Pictures stay out. Extract the lines below from the first one through the line with "755, 2130, 8630];", both included.
== Collected material ==
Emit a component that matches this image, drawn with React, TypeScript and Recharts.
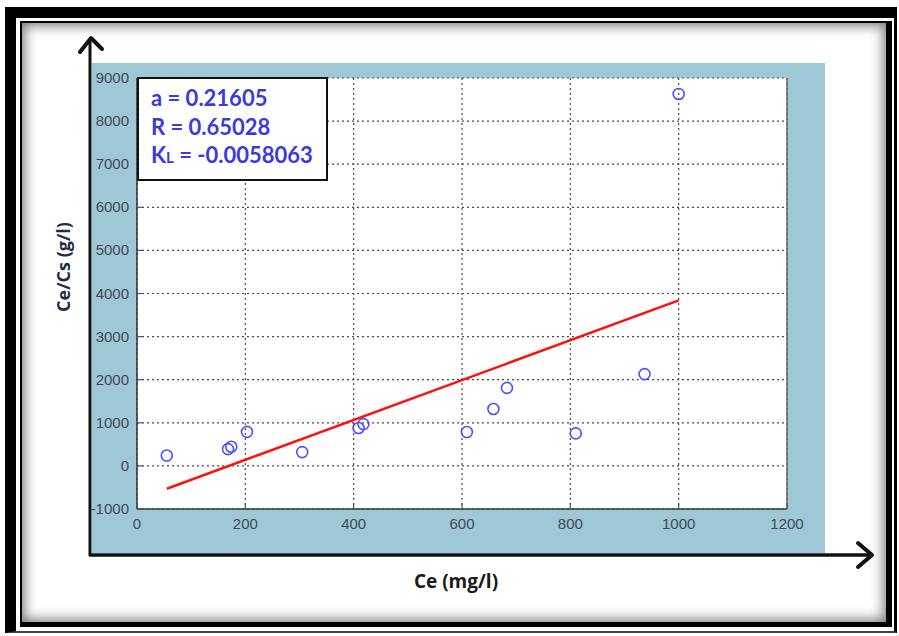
import React from 'react';
import { ScatterChart, Scatter, XAxis, YAxis, CartesianGrid, ReferenceLine } from 'recharts';

// measured points: Ce (mg/l) vs Ce/Cs (g/l)
const ceValues = [55, 168, 174, 203, 305, 409, 418, 609, 658, 683, 810, 937, 1000];
const ratioValues = [240, 390, 445, 790, 320, 880, 970, 785, 1320, 1810, 755, 2130, 8630];

// fitted line end points
const fitCe = [55, 1000];
const fitRatio = [-530, 3840];

const xTicks = [0, 200, 400, 600, 800, 1000, 1200];
const yTicks = [-1000, 0, 1000, 2000, 3000, 4000, 5000, 6000, 7000, 8000, 9000];

const fitLabels = ['a = 0.21605', 'R = 0.65028'];
const klLabel = ['K', 'L', ' = -0.0058063'];

const points = ceValues.map((x, i) => ({ x, y: ratioValues[i] }));
const fitLine = fitCe.map((x, i) => ({ x, y: fitRatio[i] }));

const tickFont = { fontFamily: '"Liberation Sans", Arial, sans-serif', fontSize: 15, fill: '#3e4a55' };

const YTick = (props: any) => {
    const { x, y, payload } = props;
    return (
        <g>
            <line x1={x + 8} x2={x + 14} y1={y} y2={y} stroke="#555" strokeWidth={1.2} />
            <text x={x} y={y} dy={5} textAnchor="end" {...tickFont}>{payload.value}</text>
        </g>
    );
};

const XTick = (props: any) => {
    const { x, y, payload } = props;
    return (
        <g>
            <line x1={x} x2={x} y1={y - 8} y2={y - 14} stroke="#555" strokeWidth={1.2} />
            <text x={x} y={y} dy={12} textAnchor="middle" {...tickFont}>{payload.value}</text>
        </g>
    );
};

const OpenCircle = (props: any) => (
    <circle cx={props.cx} cy={props.cy} r={5.5} fill="none" stroke="#4f4fff" strokeWidth={1.6} />
);

const NoDot = () => <g />;

export default function App() {
    return (
        <div style={{ position: 'absolute', left: 0, top: 0, width: 899, height: 636, background: '#fff', overflow: 'hidden' }}>
            {/* picture frame */}
            <div
                style={{
                    position: 'absolute', left: 5, top: 7, width: 892, height: 626, boxSizing: 'border-box',
                    borderTop: '11px solid #000', borderLeft: '11px solid #000',
                    borderRight: '3px solid #000', borderBottom: '2px solid #444',
                    padding: '3px 2px 4px 4px', background: '#fff',
                }}
            >
                <div
                    style={{
                        width: '100%', height: '100%', boxSizing: 'border-box',
                        borderTop: '2px solid #000', borderLeft: '2px solid #000',
                        borderRight: '6px solid #000', borderBottom: '5px solid #000',
                        boxShadow: 'inset 0 0 12px 3px rgba(0,0,0,0.5)',
                    }}
                />
            </div>

            {/* blue figure panel */}
            <div style={{ position: 'absolute', left: 92, top: 63, width: 733, height: 490, background: '#9ec8d5' }} />

            {/* arrows and axis titles */}
            <svg width={899} height={636} style={{ position: 'absolute', left: 0, top: 0 }}>
                <line x1={90} y1={39} x2={90} y2={556} stroke="#111" strokeWidth={3} />
                <polyline points="80,52 91,38 102,49" fill="none" stroke="#111" strokeWidth={4} strokeLinecap="round" strokeLinejoin="round" />
                <line x1={89} y1={555} x2={871} y2={555} stroke="#111" strokeWidth={3.5} />
                <polyline points="858,543 872,555 858,567" fill="none" stroke="#111" strokeWidth={4} strokeLinecap="round" strokeLinejoin="round" />
                <text x={456} y={588} textAnchor="middle" fontFamily='"Open Sans", sans-serif' fontWeight="bold" fontSize={19} fill="#1a1a1a">
                    Ce (mg/l)
                </text>
                <text
                    x={0} y={0} transform="translate(70,267) rotate(-90)" textAnchor="middle"
                    fontFamily='"Open Sans", sans-serif' fontWeight="bold" fontSize={18} fill="#1f2d4a"
                >
                    Ce/Cs (g/l)
                </text>
            </svg>

            <div style={{ position: 'absolute', left: 0, top: 0 }}>
                <ScatterChart width={899} height={636} margin={{ top: 78, right: 112, bottom: 97, left: 87 }}>
                    <CartesianGrid stroke="#4a4a4a" strokeDasharray="2 3" strokeWidth={1.2} fill="#fff" />
                    <XAxis
                        type="number" dataKey="x" domain={[0, 1200]} ticks={xTicks} height={30}
                        axisLine={{ stroke: '#3a3a3a', strokeWidth: 1.6 }} tickLine={false} tick={<XTick />}
                        interval={0} allowDataOverflow
                    />
                    <YAxis
                        type="number" dataKey="y" domain={[-1000, 9000]} ticks={yTicks} width={50}
                        axisLine={{ stroke: '#3a3a3a', strokeWidth: 1.6 }} tickLine={false} tick={<YTick />}
                        interval={0} allowDataOverflow
                    />
                    <ReferenceLine x={1200} stroke="#666" strokeWidth={1.5} />
                    <Scatter
                        data={fitLine} line={{ stroke: '#ff1010', strokeWidth: 2.5 }} lineType="joint"
                        shape={<NoDot />} isAnimationActive={false}
                    />
                    <Scatter data={points} shape={<OpenCircle />} isAnimationActive={false} />
                </ScatterChart>
            </div>

            {/* fit parameters box */}
            <div
                style={{
                    position: 'absolute', left: 137, top: 77, width: 191, height: 104, boxSizing: 'border-box',
                    border: '2px solid #111', background: '#fff', padding: '5px 0 0 12px',
                    fontFamily: 'Lato, sans-serif', fontWeight: 'bold', fontSize: 22, lineHeight: '28.5px', color: '#3a3ae0',
                }}
            >
                {fitLabels.map((t) => (
                    <div key={t}>{t}</div>
                ))}
                <div>
                    {klLabel[0]}
                    <span style={{ fontSize: 15 }}>{klLabel[1]}</span>
                    {klLabel[2]}
                </div>
            </div>
        </div>
    );
}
===
> [Response below]
Emit a component that matches this image, drawn with React, TypeScript and Recharts.
import React from 'react';
import { ScatterChart, Scatter, XAxis, YAxis, CartesianGrid, ReferenceLine } from 'recharts';

// measured points: Ce (mg/l) vs Ce/Cs (g/l)
const ceValues = [55, 168, 174, 203, 305, 409, 418, 609, 658, 683, 810, 937, 1000];
const ratioValues = [240, 390, 445, 790, 320, 880, 970, 785, 1320, 1810, 755, 2130, 8630];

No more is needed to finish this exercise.